After Fetish, we were shopping for a bigger label, and the majors didn’t want to touch us. Either they didn’t think we were commercially strong enough or that we had a reputation of being a little scary, and . . . probably doing a lot of drugs, which was the truth. But Stiff did want us, so Stiff put us out in America and Fetish put out Rituals [12” EP from 1981] in the UK and Europe. It was a weird time because the majors did come and schmooze us, but they’d tell us things like, ‘you should get a keyboard player,’ and ‘could you sound a little bit more like Human League?’ and ‘could you wear these kinds of clothes?’ We didn’t want any part of that.
AG: I’m going to circle back to you playing at the Haçienda with Gun Club. What was that gig like?

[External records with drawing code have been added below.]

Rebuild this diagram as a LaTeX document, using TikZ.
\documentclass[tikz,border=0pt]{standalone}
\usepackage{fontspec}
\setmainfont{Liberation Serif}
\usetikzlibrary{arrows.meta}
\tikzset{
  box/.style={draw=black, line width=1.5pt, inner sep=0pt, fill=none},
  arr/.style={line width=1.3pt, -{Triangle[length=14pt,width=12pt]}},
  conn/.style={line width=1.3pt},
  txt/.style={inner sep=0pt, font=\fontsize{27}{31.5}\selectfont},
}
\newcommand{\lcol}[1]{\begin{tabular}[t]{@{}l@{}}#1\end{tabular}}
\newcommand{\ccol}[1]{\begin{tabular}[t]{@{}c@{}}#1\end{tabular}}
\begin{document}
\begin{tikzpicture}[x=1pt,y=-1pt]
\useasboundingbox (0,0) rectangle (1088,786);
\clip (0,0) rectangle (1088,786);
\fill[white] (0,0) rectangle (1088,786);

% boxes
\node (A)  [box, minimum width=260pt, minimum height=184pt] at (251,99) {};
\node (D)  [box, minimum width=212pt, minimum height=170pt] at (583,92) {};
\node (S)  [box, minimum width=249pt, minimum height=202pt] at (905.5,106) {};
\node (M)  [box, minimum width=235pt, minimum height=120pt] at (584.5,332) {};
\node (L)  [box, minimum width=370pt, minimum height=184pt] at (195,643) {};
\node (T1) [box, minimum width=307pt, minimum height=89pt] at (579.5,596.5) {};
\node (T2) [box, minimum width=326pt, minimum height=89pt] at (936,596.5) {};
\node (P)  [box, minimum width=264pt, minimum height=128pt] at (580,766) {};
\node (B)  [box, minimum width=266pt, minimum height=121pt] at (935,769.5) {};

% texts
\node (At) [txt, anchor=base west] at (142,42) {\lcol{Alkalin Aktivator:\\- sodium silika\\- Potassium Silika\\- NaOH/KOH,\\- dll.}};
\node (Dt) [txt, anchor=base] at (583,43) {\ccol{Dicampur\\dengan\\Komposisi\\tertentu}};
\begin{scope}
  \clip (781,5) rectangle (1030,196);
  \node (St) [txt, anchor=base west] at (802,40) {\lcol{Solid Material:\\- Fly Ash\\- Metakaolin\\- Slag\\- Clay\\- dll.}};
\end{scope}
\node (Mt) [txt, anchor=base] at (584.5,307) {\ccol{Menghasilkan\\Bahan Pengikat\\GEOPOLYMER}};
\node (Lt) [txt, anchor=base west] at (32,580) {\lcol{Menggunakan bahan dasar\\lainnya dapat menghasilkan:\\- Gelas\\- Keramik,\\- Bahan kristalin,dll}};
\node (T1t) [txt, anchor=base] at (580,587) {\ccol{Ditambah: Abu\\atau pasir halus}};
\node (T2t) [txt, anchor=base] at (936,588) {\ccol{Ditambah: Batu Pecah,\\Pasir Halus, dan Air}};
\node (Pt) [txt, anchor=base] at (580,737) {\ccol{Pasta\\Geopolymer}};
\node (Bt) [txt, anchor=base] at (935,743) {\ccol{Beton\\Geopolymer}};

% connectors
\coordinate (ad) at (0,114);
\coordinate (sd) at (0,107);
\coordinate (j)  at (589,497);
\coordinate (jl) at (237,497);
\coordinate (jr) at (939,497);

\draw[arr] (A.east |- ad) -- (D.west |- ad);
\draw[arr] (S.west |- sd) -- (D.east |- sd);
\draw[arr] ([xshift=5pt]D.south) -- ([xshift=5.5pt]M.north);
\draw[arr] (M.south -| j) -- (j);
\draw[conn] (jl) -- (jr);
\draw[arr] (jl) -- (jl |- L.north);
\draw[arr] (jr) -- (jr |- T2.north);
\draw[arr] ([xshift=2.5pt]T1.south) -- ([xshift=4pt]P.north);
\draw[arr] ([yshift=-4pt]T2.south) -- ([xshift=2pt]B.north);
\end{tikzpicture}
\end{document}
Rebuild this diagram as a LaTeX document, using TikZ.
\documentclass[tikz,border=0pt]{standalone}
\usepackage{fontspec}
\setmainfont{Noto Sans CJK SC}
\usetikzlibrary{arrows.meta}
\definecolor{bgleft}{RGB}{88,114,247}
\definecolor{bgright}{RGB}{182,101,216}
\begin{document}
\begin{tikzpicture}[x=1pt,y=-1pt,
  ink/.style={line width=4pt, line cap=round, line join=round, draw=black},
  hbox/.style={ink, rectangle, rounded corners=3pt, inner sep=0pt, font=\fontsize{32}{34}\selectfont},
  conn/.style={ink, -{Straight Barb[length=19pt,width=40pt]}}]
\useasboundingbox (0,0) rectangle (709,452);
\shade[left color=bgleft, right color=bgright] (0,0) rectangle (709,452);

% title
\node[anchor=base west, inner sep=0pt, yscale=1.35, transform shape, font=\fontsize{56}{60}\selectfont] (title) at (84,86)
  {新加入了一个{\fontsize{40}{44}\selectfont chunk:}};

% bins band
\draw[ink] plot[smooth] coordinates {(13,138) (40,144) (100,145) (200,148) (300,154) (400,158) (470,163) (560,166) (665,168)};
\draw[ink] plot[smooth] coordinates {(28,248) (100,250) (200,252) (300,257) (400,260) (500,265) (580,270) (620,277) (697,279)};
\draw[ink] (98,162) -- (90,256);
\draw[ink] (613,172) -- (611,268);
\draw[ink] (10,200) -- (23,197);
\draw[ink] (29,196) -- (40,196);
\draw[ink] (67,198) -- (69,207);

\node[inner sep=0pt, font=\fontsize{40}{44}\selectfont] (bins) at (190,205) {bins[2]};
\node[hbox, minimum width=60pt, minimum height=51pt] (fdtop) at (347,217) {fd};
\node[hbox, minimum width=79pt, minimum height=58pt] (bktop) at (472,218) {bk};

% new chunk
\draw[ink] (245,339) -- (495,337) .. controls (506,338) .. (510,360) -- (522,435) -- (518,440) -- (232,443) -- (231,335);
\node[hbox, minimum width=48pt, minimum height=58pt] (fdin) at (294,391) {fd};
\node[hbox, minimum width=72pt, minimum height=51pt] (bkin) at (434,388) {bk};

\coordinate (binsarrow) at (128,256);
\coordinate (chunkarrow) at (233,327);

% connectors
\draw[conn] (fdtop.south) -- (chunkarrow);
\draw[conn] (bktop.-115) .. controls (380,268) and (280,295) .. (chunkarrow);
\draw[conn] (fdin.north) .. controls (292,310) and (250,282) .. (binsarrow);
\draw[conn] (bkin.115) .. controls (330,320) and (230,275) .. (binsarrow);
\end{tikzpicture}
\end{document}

DP: It was in ’83. I left Bush Tetras to join the Gun Club. Before that, Bush Tetras did a tour with Gun Club, and me and Cynthia became really good friends with Jeffrey [Lee Pierce], the lead singer. Jeffrey fired his band after that tour, and I kind of became disillusioned with Bush Tetras. Anyway, I ended up in the Gun Club for a year or two.
I loved playing at the Haçienda. There’s a video of the whole show on YouTube. The day before the gig I had alcohol poisoning. I was literally gaffer-taped to the bass amp coming from whatever city we were playing before to the Haçienda. I was ill, and I didn’t know how I was going to do that show. I literally just got handed another beer, and I played. And you’d pretty much never know. But I don’t recommend ever doing that [laughs].
AG: Speaking of clubs where you played, you mentioned Ruth Polsky, who booked you at Hurrah and Danceteria in NYC. What were those clubs like in the early 80s?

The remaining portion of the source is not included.